→ **MATERIALS PROVIDED**
-=-=-
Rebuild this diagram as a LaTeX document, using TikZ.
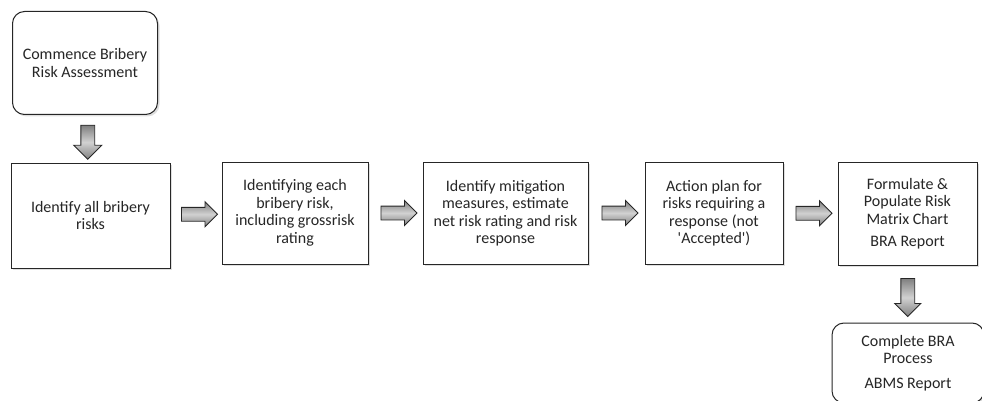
\documentclass[tikz,border=0pt]{standalone}
\usepackage{fontspec}
\setmainfont{Carlito}
\usetikzlibrary{arrows.meta,positioning,shapes.arrows,calc,shadows}

\begin{document}
\begin{tikzpicture}[
  x=1pt,y=-1pt,
  box/.style={draw=black!85,line width=1pt,fill=white,align=center,
    text=black!85,font=\fontsize{16}{17.5}\selectfont,inner sep=2pt,
    drop shadow={shadow xshift=2pt,shadow yshift=-2pt,opacity=0.25}},
  startbox/.style={box,rounded corners=12pt},
  blockarr/.style={single arrow,draw=black!85,line width=0.9pt,
    top color=black!50,bottom color=black!50,middle color=black!18,
    inner xsep=0pt,inner ysep=6.5pt,single arrow head extend=5.5pt,
    minimum height=36pt}
]
  \useasboundingbox (0,0) rectangle (982,401);
  \clip (0,0) rectangle (982,401);
  \node[startbox,minimum width=145pt,minimum height=103pt] (start) at (85,63)
    {Commence Bribery\\Risk Assessment};
  \node[box,minimum width=159pt,minimum height=105pt] (ident) at (90.5,215.5)
    {Identify all bribery\\risks};
  \node[box,minimum width=146pt,minimum height=102pt] (each) at (295,213)
    {Identifying each\\bribery risk,\\including grossrisk\\rating};
  \node[box,minimum width=165pt,minimum height=102pt] (mitig) at (505.5,213)
    {Identify mitigation\\measures, estimate\\net risk rating and risk\\response};
  \node[box,minimum width=138pt,minimum height=102pt] (plan) at (714,213)
    {Action plan for\\risks requiring a\\response (not\\\textquotesingle Accepted\textquotesingle)};
  \node[box,minimum width=139pt,minimum height=103pt] (matrix) at (907.5,213.5)
    {Formulate \&\\Populate Risk\\Matrix Chart\\[5pt]BRA Report};
  \node[startbox,minimum width=152pt,minimum height=80pt] (done) at (908,363)
    {Complete BRA\\Process\\[7pt]ABMS Report};
  % Arrows
  \node[blockarr,rotate=-90,minimum height=34pt,single arrow head extend=7pt]
    (a0) at ($(start.south)!0.5!(ident.north)$) {};
  \node[blockarr] (a1) at ($(ident.east)!0.5!(each.west)$) {};
  \node[blockarr] (a2) at ($(each.east)!0.5!(mitig.west)$) {};
  \node[blockarr] (a3) at ($(mitig.east)!0.5!(plan.west)$) {};
  \node[blockarr] (a4) at ($(plan.east)!0.5!(matrix.west)$) {};
  \node[blockarr,rotate=-90,minimum height=38pt,single arrow head extend=6pt]
    (a5) at ($(matrix.south)!0.5!(done.north)$) {};
\end{tikzpicture}
\end{document}
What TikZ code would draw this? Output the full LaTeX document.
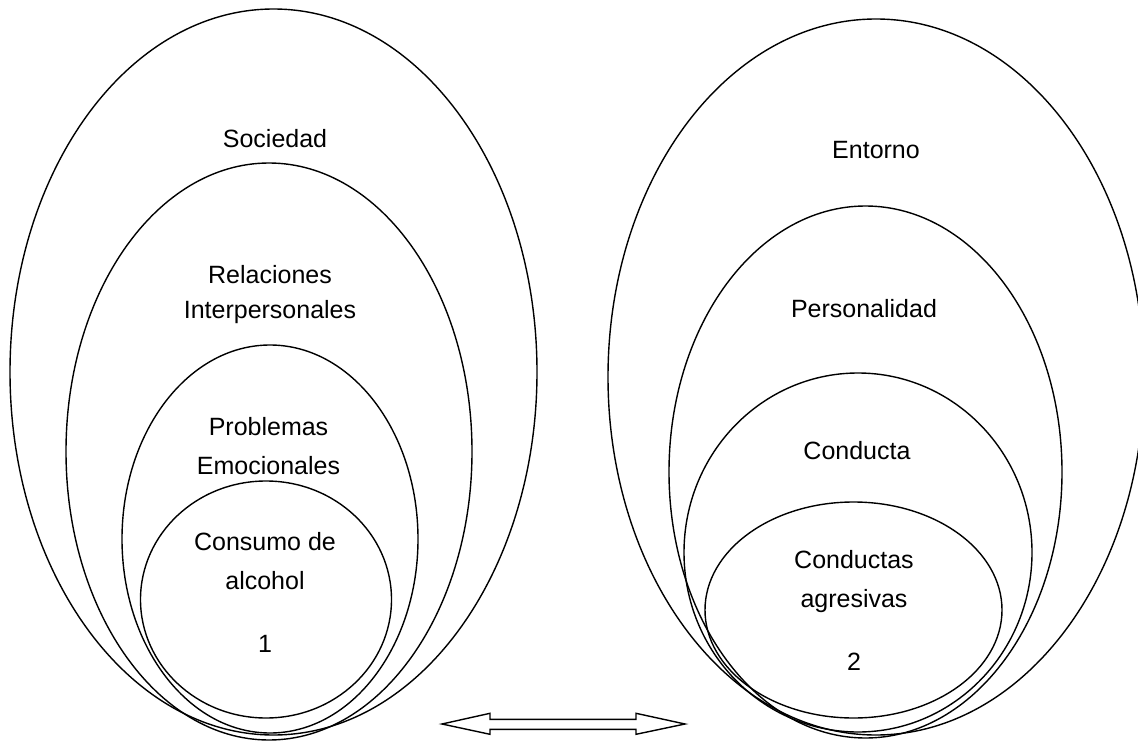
\documentclass[tikz,border=0pt]{standalone}
\usepackage{fontspec}
\setmainfont{Liberation Sans}
\usetikzlibrary{shapes.geometric}
\begin{document}
\begin{tikzpicture}[x=1pt,y=-1pt,
  ell/.style={draw=black, line width=1.4pt, ellipse, inner sep=0pt},
  lbl/.style={anchor=base, inner sep=0pt, font=\fontsize{25}{30}\selectfont},
  barrow/.style={draw=black, line width=1.4pt, line join=miter}]
\useasboundingbox (0,0) rectangle (1138,741);
% left group
\node[ell, minimum width=527pt, minimum height=726pt] (e1) at (273.5,372) {};
\node[ell, minimum width=406pt, minimum height=577pt] (e2) at (269,451.5) {};
\node[ell, minimum width=296pt, minimum height=388pt] (e3) at (270,539) {};
\node[ell, minimum width=251pt, minimum height=237pt] (e4) at (266,599.5) {};
% right group
\node[ell, minimum width=536pt, minimum height=716pt] (r1) at (876,377) {};
\node[ell, minimum width=393pt, minimum height=532pt] (r2) at (865.5,472) {};
\node[ell, minimum width=348pt, minimum height=359pt] (r3) at (858,552.5) {};
\node[ell, minimum width=297pt, minimum height=216pt] (r4) at (853.5,610) {};
% labels left
\node[lbl] (t1) at (275,148) {Sociedad};
\node[lbl] (t2) at (270,283) {Relaciones};
\node[lbl] (t3) at (270,318) {Interpersonales};
\node[lbl] (t4) at (268.5,435) {Problemas};
\node[lbl] (t5) at (268.5,474) {Emocionales};
\node[lbl] (t6) at (265,550) {Consumo de};
\node[lbl] (t7) at (265,589) {alcohol};
\node[lbl] (t8) at (265,652) {1};
% labels right
\node[lbl] (u1) at (876,159) {Entorno};
\node[lbl] (u2) at (864,317) {Personalidad};
\node[lbl] (u3) at (857,459) {Conducta};
\node[lbl] (u4) at (854,568) {Conductas};
\node[lbl] (u5) at (854,607) {agresivas};
\node[lbl] (u6) at (854,670) {2};
% double block arrow
\coordinate (aL) at (442,724);
\coordinate (aR) at (685,724);
\draw[barrow] (aL) -- (490,713.3) -- (490,719.3) -- (636,719.3) -- (636,713.3) -- (aR)
  -- (636,734.3) -- (636,729.3) -- (490,729.3) -- (490,734.3) -- cycle;
\end{tikzpicture}
\end{document}
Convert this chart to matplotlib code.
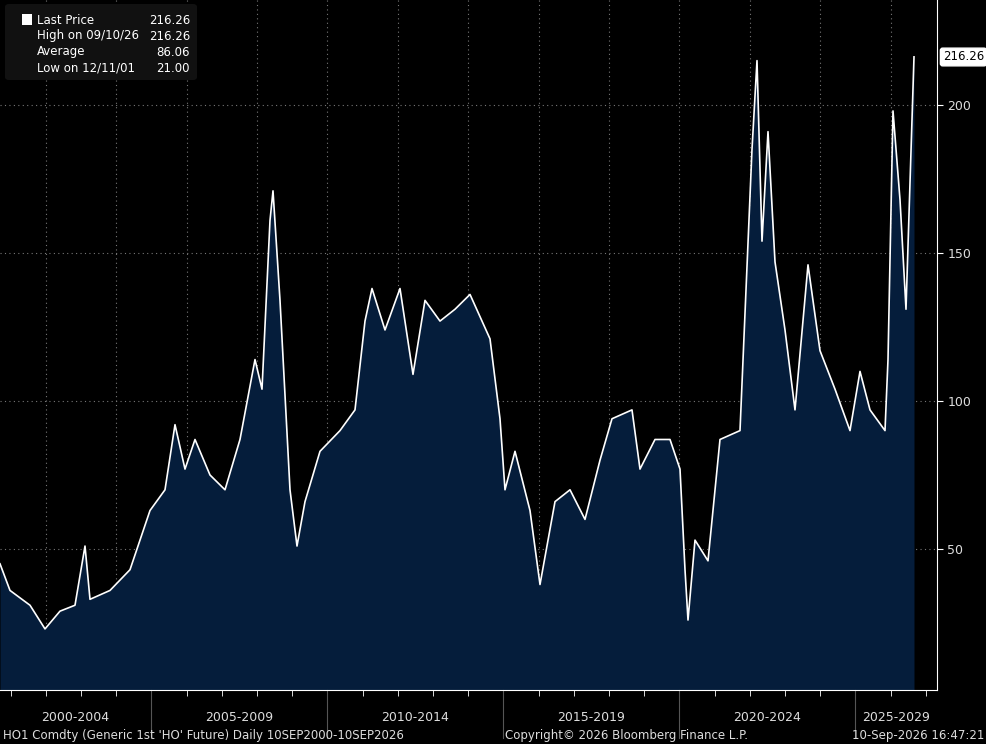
import matplotlib
matplotlib.use("Agg")
import matplotlib.pyplot as plt
import numpy as np

px = [0,10,30,45,60,75,85,90,110,130,140,150,165,175,185,195,210,225,240,255,262,270,273,280,290,297,305,320,340,355,365,372,385,400,413,425,440,455,470,490,500,505,515,530,540,555,570,585,600,612,632,640,655,670,680,685,688,695,708,720,740,752,757,762,768,775,785,795,808,820,835,850,860,870,885,888,893,900,906,912,914]
years = [2000.7 + p/35.2 for p in px]
prices = [45,36,31,23,29,31,51,33,36,43,53,63,70,92,77,87,75,70,87,114,104,161,171,134,70,51,66,83,90,97,127,138,124,138,109,134,127,131,136,121,94,70,83,63,38,66,70,60,80,94,97,77,87,87,77,43,26,53,46,87,90,185,215,154,191,147,124,97,146,117,104,90,110,97,90,114,198,168,131,195,216.26]
period_labels = ["2000-2004","2005-2009","2010-2014","2015-2019","2020-2024","2025-2029"]
period_starts = [2000,2005,2010,2015,2020,2025]
yticks = [50,100,150,200]

fig = plt.figure(figsize=(9.87,7.44), dpi=100, facecolor="black")
ax = fig.add_axes([0, 54/744, 937/987, 690/744])
ax.set_facecolor("black")
ax.fill_between(years, prices, 0, color="#051d3b", lw=0)
ax.plot(years, prices, color="white", lw=1.2)
x0, x1 = 2000.7, 2000.7 + 937/35.2
ax.set_xlim(x0, x1)
ax.set_ylim(200 - 585/2.96, 200 + 105/2.96)
for y in yticks:
    ax.axhline(y, color="#777777", ls=(0,(1,3)), lw=0.8, zorder=0)
for yr in range(2002, 2028, 2):
    ax.axvline(yr, color="#777777", ls=(0,(1,3)), lw=0.8, zorder=0)
ax.yaxis.tick_right()
ax.set_yticks(yticks)
ax.set_yticklabels([str(v) for v in yticks], color="#dddddd", fontsize=9)
ax.tick_params(axis="y", length=4, color="white")
ax.set_xticks(range(2001, 2028), minor=True)
ax.set_xticks([])
ax.tick_params(axis="x", which="minor", length=4, color="white", direction="out")
for s in ["top","left"]:
    ax.spines[s].set_visible(False)
ax.spines["bottom"].set_color("white")
ax.spines["right"].set_color("white")
for yr, lab in zip(period_starts, period_labels):
    mid = max(yr, x0) + (min(yr+5, x1) - max(yr, x0))/2
    ax.text(mid, -0.04, lab, transform=ax.get_xaxis_transform(), ha="center", va="center", color="#dddddd", fontsize=9)
    if yr > x0:
        ax.plot([yr, yr], [0, -0.07], transform=ax.get_xaxis_transform(), color="#555555", lw=0.8, clip_on=False)
fig.text(984/987, 1-57/744, "216.26", va="center", ha="right", fontsize=8.5, color="black",
         bbox=dict(boxstyle="round,pad=0.2", fc="white", ec="white"))
fig.text(0.003, 0.011, "HO1 Comdty (Generic 1st 'HO' Future) Daily 10SEP2000-10SEP2026", color="#dddddd", fontsize=8.5, va="center")
fig.text(0.635, 0.011, "Copyright\u00a9 2026 Bloomberg Finance L.P.", color="#dddddd", fontsize=8.5, ha="center", va="center")
fig.text(0.997, 0.011, "10-Sep-2026 16:47:21", color="#dddddd", fontsize=8.5, ha="right", va="center")
from matplotlib.patches import FancyBboxPatch
fig.patches.append(FancyBboxPatch((5/987, 1-80/744), 192/987, 76/744, boxstyle="round,pad=0,rounding_size=0.004",
                                  transform=fig.transFigure, fc="#111111", ec="none"))
rows = [("Last Price","216.26"),("High on 09/10/26","216.26"),("Average","86.06"),("Low on 12/11/01","21.00")]
for i,(a,b) in enumerate(rows):
    yy = 1 - (20 + 16*i)/744
    fig.text(37/987, yy, a, color="white", fontsize=8.5, va="center")
    fig.text(190/987, yy, b, color="white", fontsize=8.5, va="center", ha="right")
fig.patches.append(plt.Rectangle((22/987, 1-25/744), 10/987, 11/744, transform=fig.transFigure, fc="white"))
fig.savefig("out.png", dpi=100, facecolor="black")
-=-=-
→ **WHAT THE EXERCISE ASKS**
Each line that has the word "LaTeX" counts once. How many such lines are in the data? Give the number alone.

→ **TASK ANSWER**
2